The basis for role mining is always a cluster analysis when the Analyzer with help of mathematical algorithm tries to find single clusters, meaning employees with similar permissions. In the process, either hierarchical structures are built or predefined structures are applied that can be used for constructing your own role model.
In role mining, you not only try to find single clusters and assign these to business roles, but you also try to develop direct hierarchical role structures that can then be effectively used through standard inheritance mechanisms.
Automatic role mining supports One Identity Manager through two different cluster analysis methods that differ in the way they calculate the distances between individual clusters. The use of existing role structures, for example, organizational structure from ERP systems, is possible. Permissions analysis can then be used to assign permissions to these role structures. Lastly, role structures can be freely defined and assignment of permissions and employees can be manually evaluated based on existing permissions.
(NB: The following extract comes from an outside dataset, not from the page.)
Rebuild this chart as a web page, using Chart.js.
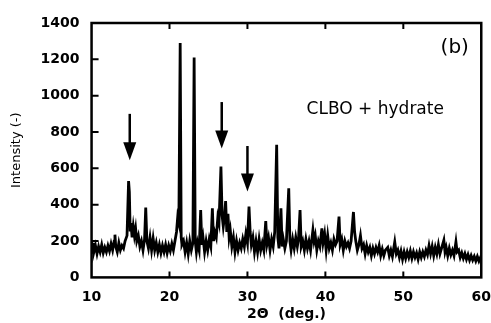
<!DOCTYPE html>
<html>
<head>
<meta charset="utf-8">
<script src="https://cdn.jsdelivr.net/npm/chart.js@4.4.1/dist/chart.umd.min.js"></script>
<style>
  html, body { margin: 0; padding: 0; background: #fff; }
  #wrap { width: 491px; height: 323px; }
</style>
</head>
<body>
<div id="wrap"><canvas id="xrd"></canvas></div>
<script>
// XRD scan: [2theta (deg), intensity]
const scan = [
  [10.0, 200], [10.1, 130], [10.2, 190], [10.3, 140], [10.5, 175], [10.7, 130], [10.9, 170],
  [11.1, 140], [11.3, 180], [11.5, 135], [11.7, 165], [11.9, 140], [12.1, 175], [12.3, 145],
  [12.5, 185], [12.7, 150], [12.9, 200], [13.0, 235], [13.1, 170], [13.3, 140], [13.5, 190],
  [13.7, 150], [13.9, 175], [14.1, 160], [14.3, 200], [14.55, 230], [14.75, 530], [14.85, 470],
  [14.95, 260], [15.05, 300], [15.2, 220], [15.35, 280], [15.5, 230], [15.65, 270], [15.8, 200],
  [16.0, 230], [16.2, 170], [16.4, 200], [16.6, 150], [16.8, 210], [16.95, 385], [17.1, 200],
  [17.3, 160], [17.5, 220], [17.7, 150], [17.9, 215], [18.1, 150], [18.3, 190], [18.5, 140],
  [18.7, 180], [18.9, 135], [19.1, 175], [19.3, 140], [19.5, 180], [19.7, 135], [19.9, 175],
  [20.1, 145], [20.3, 185], [20.5, 150], [20.7, 200], [20.9, 250], [21.05, 330], [21.2, 300],
  [21.37, 1290], [21.5, 220], [21.6, 180], [21.8, 200], [22.0, 140], [22.2, 190], [22.4, 130],
  [22.6, 200], [22.8, 150], [23.0, 190], [23.16, 1210], [23.3, 200], [23.45, 140], [23.6, 190],
  [23.8, 150], [24.0, 370], [24.15, 180], [24.3, 220], [24.5, 140], [24.7, 200], [24.9, 150],
  [25.1, 210], [25.3, 170], [25.5, 380], [25.65, 200], [25.8, 250], [26.0, 220], [26.2, 330],
  [26.35, 300], [26.6, 610], [26.75, 340], [26.9, 280], [27.05, 330], [27.2, 420], [27.35, 250],
  [27.5, 350], [27.65, 220], [27.8, 260], [28.0, 170], [28.2, 220], [28.4, 140], [28.6, 200],
  [28.8, 150], [29.0, 190], [29.2, 160], [29.4, 210], [29.6, 170], [29.8, 240], [30.0, 190],
  [30.2, 390], [30.35, 250], [30.5, 180], [30.7, 220], [30.9, 140], [31.1, 200], [31.3, 140],
  [31.5, 210], [31.7, 150], [31.9, 190], [32.1, 150], [32.35, 310], [32.5, 180], [32.7, 220],
  [32.9, 150], [33.1, 210], [33.3, 170], [33.5, 250], [33.75, 730], [33.9, 220], [34.05, 160],
  [34.3, 380], [34.45, 170], [34.6, 210], [34.8, 160], [35.0, 200], [35.3, 490], [35.45, 200],
  [35.6, 150], [35.8, 210], [36.0, 160], [36.2, 220], [36.4, 170], [36.55, 210], [36.75, 370],
  [36.9, 170], [37.1, 200], [37.3, 150], [37.5, 210], [37.7, 160], [37.9, 200], [38.1, 150],
  [38.4, 260], [38.55, 200], [38.7, 230], [38.9, 150], [39.1, 200], [39.3, 170], [39.55, 270],
  [39.7, 190], [39.9, 240], [40.1, 150], [40.3, 230], [40.5, 160], [40.7, 190], [40.9, 150],
  [41.1, 210], [41.3, 180], [41.5, 200], [41.75, 335], [41.9, 180], [42.1, 210], [42.3, 150],
  [42.5, 200], [42.7, 170], [42.9, 190], [43.1, 160], [43.3, 200], [43.6, 360], [43.75, 250],
  [43.9, 200], [44.1, 150], [44.3, 180], [44.5, 230], [44.7, 160], [44.9, 180], [45.1, 130],
  [45.3, 175], [45.5, 140], [45.7, 165], [45.9, 120], [46.1, 160], [46.3, 130], [46.5, 165],
  [46.7, 140], [46.9, 175], [47.1, 120], [47.3, 155], [47.5, 120], [47.7, 150], [48.0, 165],
  [48.2, 120], [48.4, 150], [48.6, 115], [48.9, 195], [49.1, 130], [49.3, 150], [49.5, 110],
  [49.7, 145], [49.9, 100], [50.1, 140], [50.3, 105], [50.5, 140], [50.7, 110], [50.9, 145],
  [51.1, 105], [51.3, 140], [51.5, 110], [51.7, 135], [51.9, 100], [52.1, 140], [52.3, 110],
  [52.5, 140], [52.7, 115], [52.9, 150], [53.1, 125], [53.3, 175], [53.5, 130], [53.7, 170],
  [53.9, 120], [54.1, 165], [54.3, 130], [54.5, 180], [54.7, 130], [54.9, 160], [55.2, 205],
  [55.35, 140], [55.5, 165], [55.7, 120], [55.9, 160], [56.1, 125], [56.3, 150], [56.5, 120],
  [56.75, 195], [56.9, 140], [57.1, 150], [57.3, 110], [57.5, 135], [57.7, 105], [57.9, 130],
  [58.1, 100], [58.3, 125], [58.5, 95], [58.7, 120], [58.9, 95], [59.1, 115], [59.3, 90],
  [59.5, 115], [59.7, 90], [59.9, 110], [60.0, 100]
];

const xTicks = [10, 20, 30, 40, 50, 60];
const yTicks = [0, 200, 400, 600, 800, 1000, 1200, 1400];

// marked reflections: arrow position, tail and tip intensity
const arrowAngles = [14.9, 26.7, 30.0];
const arrowTails = [900, 965, 723];
const arrowTips = [645, 710, 473];

const ctx = document.getElementById('xrd').getContext('2d');

const frame = {
    id: 'frame',
    afterDraw(chart) {
        const { ctx, chartArea: a, scales: { x, y } } = chart;
        ctx.save();
        ctx.strokeStyle = '#000';
        ctx.lineWidth = 2.5;
        ctx.strokeRect(a.left, a.top, a.right - a.left, a.bottom - a.top);

        // inward ticks
        ctx.lineWidth = 2;
        ctx.beginPath();
        xTicks.slice(1, -1).forEach((v) => {
            const px = x.getPixelForValue(v);
            ctx.moveTo(px, a.bottom);
            ctx.lineTo(px, a.bottom - 6);
            ctx.moveTo(px, a.top);
            ctx.lineTo(px, a.top + 6);
        });
        yTicks.slice(1, -1).forEach((v) => {
            const py = y.getPixelForValue(v);
            ctx.moveTo(a.left, py);
            ctx.lineTo(a.left + 7, py);
        });
        ctx.stroke();

        // arrows
        arrowAngles.forEach((ang, i) => {
            const px = x.getPixelForValue(ang);
            const top = y.getPixelForValue(arrowTails[i]);
            const tip = y.getPixelForValue(arrowTips[i]);
            ctx.lineWidth = 2.5;
            ctx.beginPath();
            ctx.moveTo(px, top);
            ctx.lineTo(px, tip - 10);
            ctx.stroke();
            ctx.fillStyle = '#000';
            ctx.beginPath();
            ctx.moveTo(px - 6.5, tip - 18);
            ctx.lineTo(px + 6.5, tip - 18);
            ctx.lineTo(px, tip);
            ctx.closePath();
            ctx.fill();
        });

        // labels
        ctx.fillStyle = '#000';
        ctx.textBaseline = 'middle';
        ctx.textAlign = 'center';
        ctx.font = '20px "DejaVu Sans"';
        ctx.fillText('(b)', x.getPixelForValue(56.6), y.getPixelForValue(1262));
        ctx.font = '17px "DejaVu Sans"';
        ctx.fillText('CLBO + hydrate', x.getPixelForValue(46.4), y.getPixelForValue(926));
        ctx.restore();
    }
};

new Chart(ctx, {
    type: 'line',
    data: {
        datasets: [{
            data: scan.map(([t, i]) => ({ x: t, y: i })),
            borderColor: '#000',
            borderWidth: 2.8,
            pointRadius: 0,
            tension: 0,
            fill: false
        }]
    },
    options: {
        responsive: true,
        maintainAspectRatio: false,
        animation: false,
        layout: {
            padding: { left: 7, right: 0, top: 23, bottom: 0 }
        },
        plugins: {
            legend: { display: false },
            tooltip: { enabled: false }
        },
        scales: {
            x: {
                type: 'linear',
                min: 10,
                max: 60,
                grid: { display: false, drawTicks: true, tickLength: 12 },
                border: { display: false },
                ticks: {
                    stepSize: 10,
                    padding: 0,
                    color: '#000',
                    font: { family: 'DejaVu Sans', size: 14, weight: 'bold' },
                    callback: (v) => String(v)
                },
                title: {
                    display: true,
                    text: '2\u0398  (deg.)',
                    color: '#000',
                    padding: { top: 0, bottom: 0 },
                    font: { family: 'DejaVu Sans', size: 14, weight: 'bold' }
                }
            },
            y: {
                min: 0,
                max: 1400,
                grid: { display: false, drawTicks: true, tickLength: 12 },
                border: { display: false },
                ticks: {
                    stepSize: 200,
                    padding: 0,
                    color: '#000',
                    font: { family: 'DejaVu Sans', size: 14, weight: 'bold' },
                    callback: (v) => String(v)
                },
                title: {
                    display: true,
                    text: 'Intensity (-)',
                    color: '#000',
                    padding: { top: 2, bottom: 16 },
                    font: { family: 'DejaVu Sans', size: 13 }
                }
            }
        }
    },
    plugins: [frame]
});
</script>
</body>
</html>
Figure 14: Cluster analysis methods in the Analyzer
In clustering methods, Analyzer calculates a frequency distribution from user permissions in the different application systems, like Active Directory, HCL Domino, or SAP R/3. Certain permissions may have a higher weighting in comparison to others. The number of a permissions' members can, for example, represent this sort of criteria. This is acknowledged through the Analyzer during calculation and taken into account by weighting the distance between clusters. This allows the hierarchical structures arising from the analysis to be optimized in advance and the smallest possible number of roles to be attained.